That is mostly inapplicable to my point, except that a lack of speculation liquidity can also remove a reason to invest for 1 year while it is only a low. Typically altcoins collapse to a long valley low for a year or so, and then after bottom fishing accumulation they get a pump. But since you can't cash out on a pump, this is entirely impossible for Steem. See edicts can't do just one thing. There is a confluence of negative effects. Clearly you now understand you are incorrect on this.
It is also entirely irrelevant if you read what I wrote which is that you would invest for >1-2 years if you believe the platform to actually have potential to succeed. Not to play a pump after a year of bottom fishing accumulation. As a candidate for a pump, it is a poor investment, but that doesn't necessarily make it a poor investment unconditionally, if it actually works (big if).
You can't cite anecdotes to prove aggregate effects. If you want a competing anecdote then refer to the Steemit blog where that multimillionaire anti-virus software personality John McAfee said he invests in blockchains but not Steemit because there isn't enough liquidity.

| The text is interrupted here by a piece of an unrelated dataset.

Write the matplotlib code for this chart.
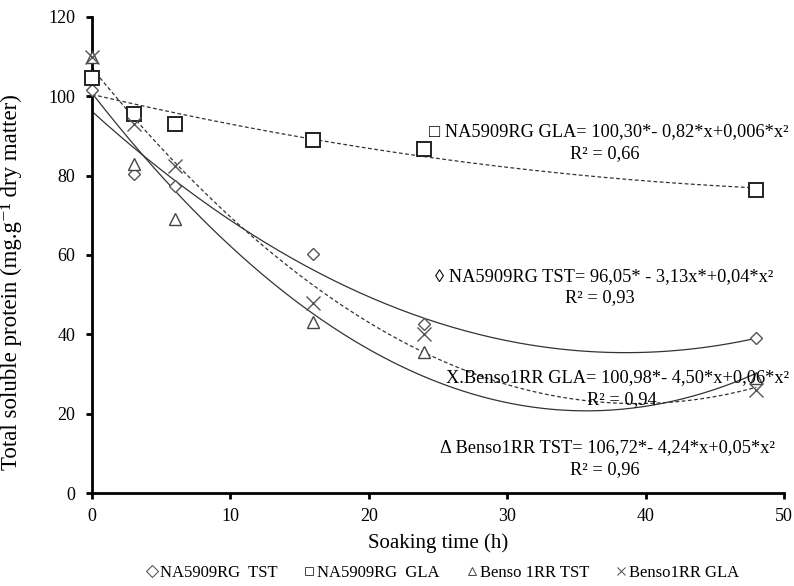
import numpy as np
import matplotlib
matplotlib.use("Agg")
import matplotlib.pyplot as plt
from matplotlib.lines import Line2D

plt.rcParams['font.family'] = ['Liberation Serif', 'DejaVu Serif']

# Soaking time (h)
hours = [0, 3, 6, 16, 24, 48]

# Total soluble protein (mg.g-1 dry matter)
na_tst = [101.5, 80.5, 77.5, 60.3, 42.5, 39.0]
na_gla = [104.5, 95.5, 93.0, 89.0, 86.8, 76.5]
benso_tst = [110.0, 83.0, 69.0, 43.0, 35.5, 29.0]
benso_gla = [110.0, 93.0, 82.5, 48.0, 40.0, 26.0]

legend_labels = ["NA5909RG  TST", "NA5909RG  GLA", "Benso 1RR TST", "Benso1RR GLA"]

equations = [
    ("\u25a1 NA5909RG GLA= 100,30*- 0,82*x+0,006*x\u00b2", "R\u00b2 = 0,66"),
    ("\u25ca NA5909RG TST= 96,05* - 3,13x*+0,04*x\u00b2", "R\u00b2 = 0,93"),
    ("X.Benso1RR GLA= 100,98*- 4,50*x+0,06*x\u00b2", "R\u00b2 = 0,94"),
    ("\u0394 Benso1RR TST= 106,72*- 4,24*x+0,05*x\u00b2", "R\u00b2 = 0,96"),
]

W, H = 794, 586
fig = plt.figure(figsize=(W / 100, H / 100), dpi=100)
ax = fig.add_axes([0.1159, 0.1587, 0.8715, 0.8123])

x = np.array(hours, dtype=float)
xs = np.linspace(0, 48, 200)

series = [
    (na_tst, 'D', 6.5, '#555555', '-'),
    (na_gla, 's', 10, '#222222', (0, (3, 2))),
    (benso_tst, '^', 9, '#444444', '-'),
    (benso_gla, 'x', 10, '#555555', (0, (3, 2))),
]

handles = []
for vals, mk, ms, col, ls in series:
    y = np.array(vals)
    coef = np.polyfit(x, y, 2)
    ax.plot(xs, np.polyval(coef, xs), color='#333333', lw=0.9, ls=ls, zorder=2)
    if mk == 'x':
        ax.plot(x, y, ls='none', marker=mk, ms=ms, mew=1.0, color=col,
                zorder=3, clip_on=False)
    else:
        ax.plot(x, y, ls='none', marker=mk, ms=ms, mew=1.4 if mk == 's' else 1.0,
                mfc='white', mec=col, zorder=3, clip_on=False)
    handles.append(Line2D([], [], ls='none', marker=mk, ms=6,
                          mfc='white' if mk != 'x' else col,
                          mec='#444444', color='#444444', mew=0.7))

ax.set_xlim(0, 50)
ax.set_ylim(0, 120)
ax.set_xticks(range(0, 51, 10))
ax.set_yticks(range(0, 121, 20))
for s in ['top', 'right']:
    ax.spines[s].set_visible(False)
for s in ['left', 'bottom']:
    ax.spines[s].set_linewidth(2.0)
ax.tick_params(axis='both', direction='out', length=4, width=2, labelsize=13)
ax.tick_params(axis='y', pad=8)
ax.tick_params(axis='x', pad=7)

ax.set_xlabel("Soaking time (h)", fontsize=15, labelpad=6)
ax.set_ylabel("Total soluble protein (mg.g\u207b\u00b9 dry matter)", fontsize=16.5)
ax.yaxis.set_label_coords(-0.101, 0.443)

# Regression equations: (right edge of equation, its y, centre of R², its y)
eq_pos = [(789, 132, 605, 154), (773, 277, 600, 298),
          (789, 378, 622, 400), (775, 448, 605, 470)]
for (eq, r2), (xr, y1, cx, y2) in zip(equations, eq_pos):
    fig.text(xr / W, 1 - y1 / H, eq, ha='right', va='center', fontsize=13.2)
    fig.text(cx / W, 1 - y2 / H, r2, ha='center', va='center', fontsize=13.2)

fig.legend(handles, legend_labels, loc='center', bbox_to_anchor=(443 / W, 1 - 573 / H),
           ncol=4, frameon=False, fontsize=12, handlelength=0.6, handletextpad=0.2,
           columnspacing=1.6)

fig.savefig("out.png", dpi=100)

Well I can tell you from my personal experience as like the 10th largest stakeholder or so, that whenever I've powered down I've had NO problem selling the coins (tens of thousands) at close to the market price. The liquidity is perfectly sufficient. This has been true at every price level, before during and after the big July pump.
I think some people might confuse this because the trading volume and standing orders are relatively small, but this ignores the fact that demand for liquidity is also low (since people can't be selling too many coins at one time). So it just balances out, with a smaller market volume.
I think what McAfee didn't like is that he wouldn't be
allowed to sell (similar to your point about not being able to exit on a pump), but it is hard to say. Possibly he just looked at the exchange volume saw a low number and dismissed it based on that.